Noise experiment with Open Shading Language

I am still looking for good procedural noise to be used as the basis for bark materials. Such noise would need some anisotropy because the cracks in bark are almast always oriented: either along the direction of the trunk or perpendicular to it, depending on the stretching characteristics during growth. Now you could scale for example Perlin noise or use Gabor noise (the latter is available in OSL as well, check for example this article), but we could also create it from scratch.

Theory

In the shader we randomly distribute a number of line segments through space and calculate the distance to these line segments. If we are close enough to a segment we add a value to our sum and in the end the value for a pixel is the sum of all these contributions. Now the essence is in the distribution of those line segments because we do not only control their length but also how far they may deviate from a preferred direction.
The code for the shader itself is quite simple (I have omitted all auxiliary functions):

shader dtnoise(
 point  Pos = P,            // texture position and scale
 float  Scale = 1,
 
 int    Np = 15,            // number of ticks (impulse) per cell
 
 int    Seed = 42,          // random seed
 
 float  Radius = 0.3,       // distance to impulse that will add to result
 float  Size = 0.7,         // length of an impulse
 vector Dir = vector(1,0,0),// direction of anisotropy
 float  Theta = M_PI/2,     // cone (half)angle.
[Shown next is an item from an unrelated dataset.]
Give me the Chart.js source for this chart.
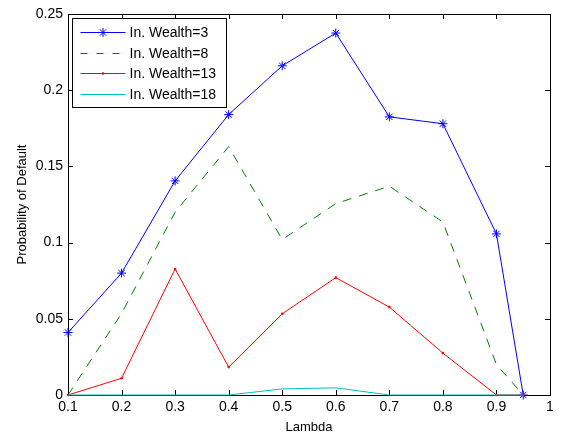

The default = 90% which means no anisotropy
 
 float  Step = 0.3,         // cutoff value for Fac output
 float  Gain = 0.3,         // brightness of the result
 
 output float Sum = 0,      // the sum of all the tick values
 output float Fac = 0       // the 
){
 point p = Pos * Scale;
 point f = floor(p);

 vector an= normalize(Dir);
 vector r = vector(an[2],an[1],an[0]); //no need to norm again
 vector uv = cross(an,r);
 vector vv = cross(an,u);

 
 int xx,yy,zz, np;
 
 int nn[3];
 
 for( xx=-1; xx<=1; xx++){
  for( yy=-1; yy<=1; yy++){
   for( zz=-1; zz<=1; zz++){
    point ff = f + vector(xx,yy,zz);
    int s=Seed;
    
    nn[0] = int(ff[0]);
    nn[1] = int(ff[1]);
    nn[2] = int(ff[2]);
    
    for( np=0; np < Np; np++){
     vector pd1 = noise("cell",ff,s);
     vector pd2 = randomcone(uv, vv, an, Theta, nn, s+1);
    
     point p1 = ff + pd1;
     point p2 = p1 + Size * pd2;
    
     float d = distance(p1,p2,p);     
     Sum += (1 - smoothstep(0, Radius, d));
     
     s+=3;
    }
   }
  }
 }
 
 Sum *= Gain;
 Fac = smoothstep(0, Step, Sum);
}

The essence is in line 44 and 45: here we pick a random point and another point along a random direction, where this random direction is restricted to a cone whose narrowness we can control with the Theta parameter. Those two points make up the start and end points of a line segment and if the distance to this line segment is small enough we a a value. (make sure that the sum of Size and Length < 1 to prevent artifacts.

Samples

With few points per cell the anisotropy is very clear (left: Theta = 0.05, right Theta = 1.51 (approx. 90 degrees):

   

 Adding points increases the complexity of the noise (we reduced the gain, the number of points is 40):

 

If we compare our noise to gabor and perlin noise (each thresholded and suitably scaled in a preferred direction) we see that the patterns are similar but each with its own character.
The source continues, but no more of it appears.